La dimension internationale complique la juridiction, mais un protocole d’entente entre Transports Canada et la FAA prévoit des protocoles clairs pour les incidents aériens transfrontaliers. Ce cadre, établi en 2016 et renforcé en 2022, facilite le partage d’informations et la réponse coordonnée.
Au-delà des préoccupations immédiates de sécurité, l’incident a des implications diplomatiques. Le maire de Windsor, Drew Dilkens, a abordé la situation lors d’une conférence de presse lundi. « Cet acte imprudent met des vies en danger et met à rude épreuve la relation de coopération que nos communautés ont établie de part et d’autre de la frontière. Nous sommes déterminés à trouver les responsables. »
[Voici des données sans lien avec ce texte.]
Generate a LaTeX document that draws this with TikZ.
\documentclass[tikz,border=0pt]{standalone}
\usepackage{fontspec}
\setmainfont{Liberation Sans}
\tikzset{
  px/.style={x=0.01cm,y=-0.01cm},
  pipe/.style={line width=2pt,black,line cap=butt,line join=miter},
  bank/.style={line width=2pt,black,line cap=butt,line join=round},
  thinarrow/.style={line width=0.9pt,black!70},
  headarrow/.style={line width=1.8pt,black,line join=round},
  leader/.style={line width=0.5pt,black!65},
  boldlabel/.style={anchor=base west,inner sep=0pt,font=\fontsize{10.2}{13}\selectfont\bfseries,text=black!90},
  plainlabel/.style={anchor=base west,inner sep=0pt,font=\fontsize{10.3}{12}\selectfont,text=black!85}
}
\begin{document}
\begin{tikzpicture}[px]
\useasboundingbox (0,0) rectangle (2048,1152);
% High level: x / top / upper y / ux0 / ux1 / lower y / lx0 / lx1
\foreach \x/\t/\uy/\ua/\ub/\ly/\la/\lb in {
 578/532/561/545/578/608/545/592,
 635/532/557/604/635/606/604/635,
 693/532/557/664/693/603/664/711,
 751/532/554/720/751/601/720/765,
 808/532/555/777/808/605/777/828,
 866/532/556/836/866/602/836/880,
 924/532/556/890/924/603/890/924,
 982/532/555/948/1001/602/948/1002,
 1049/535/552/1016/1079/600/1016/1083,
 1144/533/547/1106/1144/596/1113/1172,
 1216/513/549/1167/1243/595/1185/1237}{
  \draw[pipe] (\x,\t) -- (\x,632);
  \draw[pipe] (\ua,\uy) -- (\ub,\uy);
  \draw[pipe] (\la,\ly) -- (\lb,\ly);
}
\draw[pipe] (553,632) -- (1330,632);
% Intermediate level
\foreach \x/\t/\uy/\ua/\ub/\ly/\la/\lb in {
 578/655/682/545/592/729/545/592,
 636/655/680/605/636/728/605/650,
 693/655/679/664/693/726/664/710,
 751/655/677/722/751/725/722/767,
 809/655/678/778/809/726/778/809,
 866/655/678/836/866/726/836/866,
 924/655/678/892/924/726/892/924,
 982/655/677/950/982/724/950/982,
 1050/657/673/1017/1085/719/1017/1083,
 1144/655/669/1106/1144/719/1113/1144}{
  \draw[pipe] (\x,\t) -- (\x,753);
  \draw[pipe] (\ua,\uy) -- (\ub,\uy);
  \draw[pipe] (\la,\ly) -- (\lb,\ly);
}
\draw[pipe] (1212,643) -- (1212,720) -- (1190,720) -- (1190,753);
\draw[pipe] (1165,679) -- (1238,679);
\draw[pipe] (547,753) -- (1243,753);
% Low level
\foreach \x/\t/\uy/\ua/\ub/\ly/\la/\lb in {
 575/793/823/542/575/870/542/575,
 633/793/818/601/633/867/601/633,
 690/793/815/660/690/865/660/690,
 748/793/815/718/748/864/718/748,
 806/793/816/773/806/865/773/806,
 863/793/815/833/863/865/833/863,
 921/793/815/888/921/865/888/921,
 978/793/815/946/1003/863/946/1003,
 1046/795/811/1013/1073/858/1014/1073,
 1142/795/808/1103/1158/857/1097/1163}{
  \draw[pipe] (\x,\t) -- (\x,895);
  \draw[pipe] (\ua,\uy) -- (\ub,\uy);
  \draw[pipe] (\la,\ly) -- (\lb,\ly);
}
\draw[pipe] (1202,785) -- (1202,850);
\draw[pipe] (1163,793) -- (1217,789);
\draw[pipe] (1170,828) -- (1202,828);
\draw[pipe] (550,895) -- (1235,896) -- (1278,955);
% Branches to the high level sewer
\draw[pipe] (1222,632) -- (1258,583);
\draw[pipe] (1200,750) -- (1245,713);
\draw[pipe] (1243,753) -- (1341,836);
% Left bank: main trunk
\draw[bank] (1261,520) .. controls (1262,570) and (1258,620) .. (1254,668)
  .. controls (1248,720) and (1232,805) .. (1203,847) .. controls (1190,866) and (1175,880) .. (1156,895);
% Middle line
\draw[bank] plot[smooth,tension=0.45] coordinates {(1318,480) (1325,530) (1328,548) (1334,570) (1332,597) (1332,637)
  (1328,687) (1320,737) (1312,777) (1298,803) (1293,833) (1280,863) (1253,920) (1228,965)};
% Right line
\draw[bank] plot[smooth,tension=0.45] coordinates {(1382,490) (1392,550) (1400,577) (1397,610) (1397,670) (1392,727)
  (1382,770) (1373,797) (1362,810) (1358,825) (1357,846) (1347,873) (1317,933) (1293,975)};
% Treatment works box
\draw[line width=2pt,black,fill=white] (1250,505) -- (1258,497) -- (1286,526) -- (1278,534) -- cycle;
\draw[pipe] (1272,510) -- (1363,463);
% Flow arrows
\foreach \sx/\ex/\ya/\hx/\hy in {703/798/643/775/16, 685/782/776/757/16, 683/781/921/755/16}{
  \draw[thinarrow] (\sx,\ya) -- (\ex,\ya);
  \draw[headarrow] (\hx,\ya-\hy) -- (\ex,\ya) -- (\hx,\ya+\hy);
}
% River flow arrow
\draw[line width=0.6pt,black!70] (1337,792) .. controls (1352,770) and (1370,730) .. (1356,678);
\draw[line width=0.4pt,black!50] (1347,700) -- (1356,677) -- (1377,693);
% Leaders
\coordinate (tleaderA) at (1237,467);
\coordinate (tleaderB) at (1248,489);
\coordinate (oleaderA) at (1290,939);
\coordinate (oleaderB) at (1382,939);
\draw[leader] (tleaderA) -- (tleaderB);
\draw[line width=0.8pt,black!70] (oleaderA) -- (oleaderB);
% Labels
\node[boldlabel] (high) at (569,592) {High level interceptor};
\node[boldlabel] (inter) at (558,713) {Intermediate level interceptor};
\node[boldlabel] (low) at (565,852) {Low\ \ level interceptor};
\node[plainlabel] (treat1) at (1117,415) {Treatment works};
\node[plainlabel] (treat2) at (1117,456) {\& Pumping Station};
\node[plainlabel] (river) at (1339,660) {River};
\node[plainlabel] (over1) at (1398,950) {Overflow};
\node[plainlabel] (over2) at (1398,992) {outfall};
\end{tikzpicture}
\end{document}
La police de Détroit continuera les patrouilles en hélicoptère le long de la frontière, maintenant avec des contre-mesures supplémentaires contre les frappes au laser. Celles-ci comprennent des lunettes de protection spécialisées pour les pilotes et des équipements de surveillance améliorés pour mieux suivre la source des futures attaques.
Les défenseurs de la sécurité des transports considèrent cet incident comme la preuve que des réglementations plus strictes sont nécessaires pour les lasers de haute puissance. La Coalition pour la sécurité des lasers du Canada fait pression pour des restrictions sur les ventes de lasers grand public au-dessus de certains seuils de puissance.
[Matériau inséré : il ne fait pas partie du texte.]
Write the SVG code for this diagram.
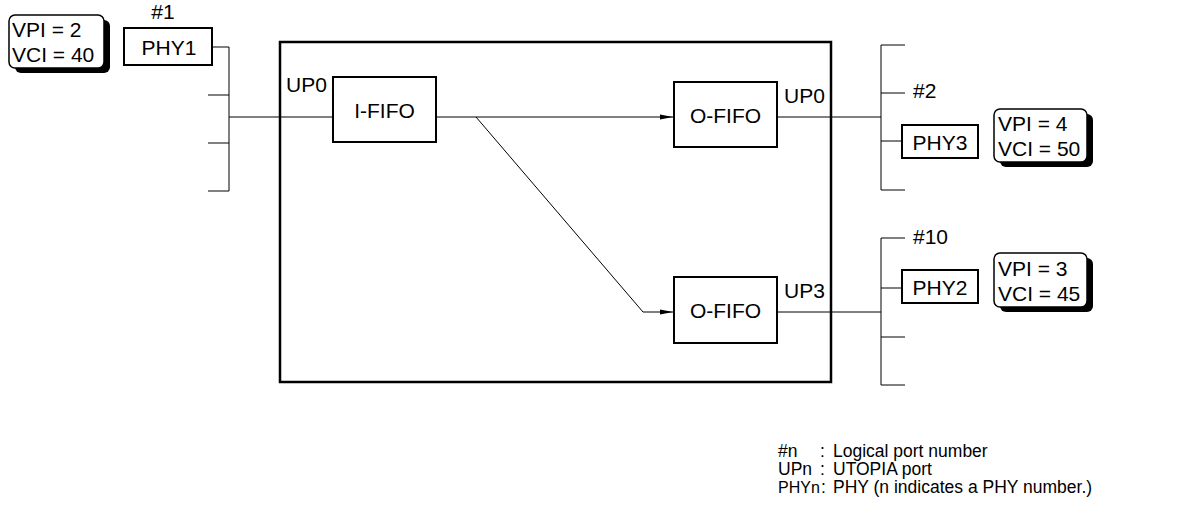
<svg xmlns="http://www.w3.org/2000/svg" width="1189" height="518" viewBox="0 0 1189 518">
<style>
text{font-family:"Liberation Sans",Arial,sans-serif;fill:#000}
.lbl{font-size:21px}
.leg{font-size:17.5px}
.box{fill:#fff;stroke:#000;stroke-width:2}
.ln{fill:none;stroke:#000;stroke-width:1}
.vb{fill:#fff;stroke:#000;stroke-width:1.5}
.sh{fill:#000}
</style>
<defs>
<marker id="ar" markerWidth="14" markerHeight="8" refX="13" refY="4" orient="auto" markerUnits="userSpaceOnUse">
<path d="M0,1.5 L13,4 L0,6.5 Z" fill="#000"/>
</marker>
</defs>
<g id="connectors">
<path class="ln" d="M229,47 V191 M212,47 H229 M208,95 H229 M208,143 H229 M208,191 H229 M229,117 H333"/>
<path class="ln" d="M436,117 H673" marker-end="url(#ar)"/>
<path class="ln" d="M476,117 L643,312 H673" marker-end="url(#ar)"/>
<path class="ln" d="M777,117 H881 M881,45 V190 M881,45 H905 M881,93 H905 M881,141 H902 M881,190 H905"/>
<path class="ln" d="M777,312 H881 M881,238 V385 M881,238 H905 M881,288 H902 M881,337 H905 M881,385 H905"/>
</g>
<g id="main-box"><rect x="280" y="42" width="551" height="340" fill="none" stroke="#000" stroke-width="2.5"/></g>
<g id="vpi1">
<rect class="sh" x="15" y="20" width="95" height="53" rx="6"/>
<rect class="vb" x="9" y="15" width="95" height="53" rx="6"/>
<text class="lbl" x="12" y="37">VPI = 2</text>
<text class="lbl" x="12" y="62">VCI = 40</text>
</g>
<g id="phy1">
<rect class="box" x="124" y="28" width="88" height="37"/>
<text class="lbl" x="169" y="55" text-anchor="middle">PHY1</text>
<text class="lbl" x="163" y="19" text-anchor="middle">#1</text>
</g>
<g id="ififo">
<rect class="box" x="333" y="77" width="103" height="65"/>
<text class="lbl" x="384.5" y="118" text-anchor="middle">I-FIFO</text>
<text class="lbl" x="286" y="92">UP0</text>
</g>
<g id="ofifo1">
<rect class="box" x="674" y="82" width="103" height="65"/>
<text class="lbl" x="725.5" y="123" text-anchor="middle">O-FIFO</text>
<text class="lbl" x="784" y="103">UP0</text>
</g>
<g id="ofifo2">
<rect class="box" x="674" y="277" width="103" height="66"/>
<text class="lbl" x="725.5" y="318" text-anchor="middle">O-FIFO</text>
<text class="lbl" x="784" y="298">UP3</text>
</g>
<g id="phy3">
<rect class="box" x="902" y="125" width="76" height="33"/>
<text class="lbl" x="940" y="150" text-anchor="middle">PHY3</text>
<text class="lbl" x="913" y="98">#2</text>
</g>
<g id="vpi3">
<rect class="sh" x="1000" y="114" width="93" height="53" rx="6"/>
<rect class="vb" x="994" y="109" width="93" height="53" rx="6"/>
<text class="lbl" x="998" y="131">VPI = 4</text>
<text class="lbl" x="998" y="156">VCI = 50</text>
</g>
<g id="phy2">
<rect class="box" x="902" y="270" width="76" height="33"/>
<text class="lbl" x="940" y="295" text-anchor="middle">PHY2</text>
<text class="lbl" x="913" y="244">#10</text>
</g>
<g id="vpi2">
<rect class="sh" x="1000" y="258" width="93" height="54" rx="6"/>
<rect class="vb" x="994" y="253" width="93" height="54" rx="6"/>
<text class="lbl" x="998" y="276">VPI = 3</text>
<text class="lbl" x="998" y="301">VCI = 45</text>
</g>
<g id="legend">
<text class="leg" x="778" y="457">#n<tspan x="820">:</tspan><tspan x="833">Logical port number</tspan></text>
<text class="leg" x="778" y="475">UPn<tspan x="820">:</tspan><tspan x="833">UTOPIA port</tspan></text>
<text class="leg" x="778" y="493"><tspan font-size="16">PHYn</tspan><tspan x="821">:</tspan><tspan x="833">PHY (n indicates a PHY number.)</tspan></text>
</g>
</svg>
« Actuellement, n’importe qui peut acheter un laser assez puissant pour causer une cécité temporaire », a expliqué Jean Rousseau de la coalition. « Nous avons besoin de meilleurs contrôles et d’une éducation publique sur les dangers graves que ces appareils posent à l’aviation. »
Alors que l’enquête se poursuit, les autorités invitent toute personne ayant des informations à contacter la police de Windsor ou la ligne d’urgence pour les incidents aériens de Transports Canada. Des conseils anonymes peuvent être soumis via Échec au crime, avec des récompenses disponibles pour les informations menant à l’arrestation et à la condamnation.
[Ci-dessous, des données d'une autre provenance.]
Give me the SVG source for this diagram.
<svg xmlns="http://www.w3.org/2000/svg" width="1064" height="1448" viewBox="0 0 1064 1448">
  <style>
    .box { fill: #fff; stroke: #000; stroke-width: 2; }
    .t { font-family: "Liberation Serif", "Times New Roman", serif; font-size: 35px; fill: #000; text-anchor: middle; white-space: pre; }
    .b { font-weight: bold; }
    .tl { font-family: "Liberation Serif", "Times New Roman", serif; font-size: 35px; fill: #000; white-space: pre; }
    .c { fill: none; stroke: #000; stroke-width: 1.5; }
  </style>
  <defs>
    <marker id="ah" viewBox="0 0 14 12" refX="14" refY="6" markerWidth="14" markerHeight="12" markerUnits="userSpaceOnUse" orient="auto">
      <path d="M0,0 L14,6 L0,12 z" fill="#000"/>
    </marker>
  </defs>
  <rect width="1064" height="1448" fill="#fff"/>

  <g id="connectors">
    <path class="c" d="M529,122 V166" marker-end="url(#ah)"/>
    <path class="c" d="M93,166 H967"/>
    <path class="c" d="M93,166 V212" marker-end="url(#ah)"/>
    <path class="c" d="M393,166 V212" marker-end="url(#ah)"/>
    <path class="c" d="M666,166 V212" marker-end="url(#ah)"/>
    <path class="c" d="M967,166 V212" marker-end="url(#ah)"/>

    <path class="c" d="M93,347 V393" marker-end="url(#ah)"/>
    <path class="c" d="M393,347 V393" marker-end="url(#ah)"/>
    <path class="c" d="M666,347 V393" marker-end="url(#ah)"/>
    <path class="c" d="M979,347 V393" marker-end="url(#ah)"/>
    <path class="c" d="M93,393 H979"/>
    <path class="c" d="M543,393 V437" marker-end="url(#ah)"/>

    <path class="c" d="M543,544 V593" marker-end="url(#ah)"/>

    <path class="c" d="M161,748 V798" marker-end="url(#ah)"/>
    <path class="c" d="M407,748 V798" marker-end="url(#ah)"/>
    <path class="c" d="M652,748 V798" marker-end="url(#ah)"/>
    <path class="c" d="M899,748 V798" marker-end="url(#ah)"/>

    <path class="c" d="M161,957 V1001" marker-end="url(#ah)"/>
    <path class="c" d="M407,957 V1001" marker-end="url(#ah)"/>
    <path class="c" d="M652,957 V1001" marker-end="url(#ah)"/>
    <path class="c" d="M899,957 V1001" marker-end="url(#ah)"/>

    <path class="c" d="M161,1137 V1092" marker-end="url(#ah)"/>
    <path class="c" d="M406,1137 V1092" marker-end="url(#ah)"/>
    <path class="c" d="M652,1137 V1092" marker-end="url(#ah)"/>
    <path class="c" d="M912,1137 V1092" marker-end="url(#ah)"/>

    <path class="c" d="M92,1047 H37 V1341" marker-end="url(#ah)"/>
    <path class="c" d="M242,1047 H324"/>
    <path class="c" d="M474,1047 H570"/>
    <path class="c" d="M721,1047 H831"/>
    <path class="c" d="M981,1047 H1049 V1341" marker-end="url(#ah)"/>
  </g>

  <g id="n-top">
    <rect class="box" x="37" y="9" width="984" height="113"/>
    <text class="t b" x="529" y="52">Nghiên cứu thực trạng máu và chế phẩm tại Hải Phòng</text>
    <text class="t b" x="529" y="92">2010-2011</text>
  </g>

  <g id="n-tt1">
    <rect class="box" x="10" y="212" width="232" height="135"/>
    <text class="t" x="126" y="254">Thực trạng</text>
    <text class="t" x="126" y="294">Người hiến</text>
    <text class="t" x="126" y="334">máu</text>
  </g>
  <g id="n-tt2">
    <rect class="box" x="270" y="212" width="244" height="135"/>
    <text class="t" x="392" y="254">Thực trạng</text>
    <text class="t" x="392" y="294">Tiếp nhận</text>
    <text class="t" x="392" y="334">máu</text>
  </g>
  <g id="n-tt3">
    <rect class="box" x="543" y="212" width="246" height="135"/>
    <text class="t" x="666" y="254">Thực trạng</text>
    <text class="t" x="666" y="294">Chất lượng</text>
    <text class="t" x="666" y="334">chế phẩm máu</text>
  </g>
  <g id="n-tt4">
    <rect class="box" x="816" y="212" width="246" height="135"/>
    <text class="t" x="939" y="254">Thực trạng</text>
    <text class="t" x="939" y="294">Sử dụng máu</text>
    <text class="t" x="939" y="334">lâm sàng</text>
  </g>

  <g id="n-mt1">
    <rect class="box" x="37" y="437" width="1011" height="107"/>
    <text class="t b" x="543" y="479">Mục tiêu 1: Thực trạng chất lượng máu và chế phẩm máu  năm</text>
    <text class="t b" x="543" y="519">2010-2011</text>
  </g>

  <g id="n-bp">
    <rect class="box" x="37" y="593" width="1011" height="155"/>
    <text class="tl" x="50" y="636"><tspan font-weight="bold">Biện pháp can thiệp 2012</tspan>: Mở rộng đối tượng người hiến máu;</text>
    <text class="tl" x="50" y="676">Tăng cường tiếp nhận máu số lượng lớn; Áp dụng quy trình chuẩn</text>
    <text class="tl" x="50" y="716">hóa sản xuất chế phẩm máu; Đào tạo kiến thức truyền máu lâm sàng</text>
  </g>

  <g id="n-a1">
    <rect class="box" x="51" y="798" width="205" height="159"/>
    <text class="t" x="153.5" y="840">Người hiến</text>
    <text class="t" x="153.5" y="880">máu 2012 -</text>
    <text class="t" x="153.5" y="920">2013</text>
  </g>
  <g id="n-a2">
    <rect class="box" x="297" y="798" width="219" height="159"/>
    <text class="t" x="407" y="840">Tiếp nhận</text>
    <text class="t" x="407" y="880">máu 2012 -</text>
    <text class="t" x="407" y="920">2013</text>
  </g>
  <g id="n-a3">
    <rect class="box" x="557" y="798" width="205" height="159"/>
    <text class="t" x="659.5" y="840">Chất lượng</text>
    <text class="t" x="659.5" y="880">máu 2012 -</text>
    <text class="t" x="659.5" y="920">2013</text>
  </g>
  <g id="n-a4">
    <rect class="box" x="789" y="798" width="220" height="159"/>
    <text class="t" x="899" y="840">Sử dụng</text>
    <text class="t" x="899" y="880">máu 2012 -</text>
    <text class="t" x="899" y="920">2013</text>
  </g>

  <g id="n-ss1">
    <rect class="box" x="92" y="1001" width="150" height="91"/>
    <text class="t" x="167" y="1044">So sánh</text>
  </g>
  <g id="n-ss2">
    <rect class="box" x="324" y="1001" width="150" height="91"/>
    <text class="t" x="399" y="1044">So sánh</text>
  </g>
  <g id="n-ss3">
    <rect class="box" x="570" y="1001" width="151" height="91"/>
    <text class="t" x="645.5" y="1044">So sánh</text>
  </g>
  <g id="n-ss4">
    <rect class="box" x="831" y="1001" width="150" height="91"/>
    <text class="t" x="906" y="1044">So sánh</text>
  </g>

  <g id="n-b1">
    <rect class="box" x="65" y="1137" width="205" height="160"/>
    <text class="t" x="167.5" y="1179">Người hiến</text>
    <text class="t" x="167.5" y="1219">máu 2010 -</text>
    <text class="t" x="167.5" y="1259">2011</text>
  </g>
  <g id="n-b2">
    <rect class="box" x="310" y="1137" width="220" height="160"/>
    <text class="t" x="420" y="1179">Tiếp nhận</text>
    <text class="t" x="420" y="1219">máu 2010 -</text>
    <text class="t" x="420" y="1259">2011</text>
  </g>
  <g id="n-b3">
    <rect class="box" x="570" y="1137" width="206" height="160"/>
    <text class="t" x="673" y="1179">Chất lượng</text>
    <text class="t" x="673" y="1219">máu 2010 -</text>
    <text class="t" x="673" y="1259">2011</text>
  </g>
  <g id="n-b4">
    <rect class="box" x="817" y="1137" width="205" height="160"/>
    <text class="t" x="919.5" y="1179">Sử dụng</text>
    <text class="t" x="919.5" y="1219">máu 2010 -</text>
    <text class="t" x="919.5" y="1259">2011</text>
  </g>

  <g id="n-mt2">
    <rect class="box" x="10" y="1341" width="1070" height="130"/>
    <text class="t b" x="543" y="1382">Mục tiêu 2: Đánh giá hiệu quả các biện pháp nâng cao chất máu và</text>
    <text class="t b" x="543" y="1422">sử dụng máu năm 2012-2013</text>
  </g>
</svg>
Pour les pilotes qui naviguent dans le corridor frontalier très fréquenté, la menace reste bien réelle. « Nous sommes toujours vigilants concernant les risques traditionnels—météo, problèmes mécaniques, trafic aérien », a déclaré le capitaine Michel Tremblay, un pilote commercial qui vole régulièrement sur la route Détroit-Windsor. « Ajouter des attaques délibérées au laser à cette liste est particulièrement troublant car elles sont si imprévisibles. »
L’équipage de l’hélicoptère de la police de Détroit a repris ses fonctions, mais la recherche des responsables se poursuit des deux côtés de la frontière internationale.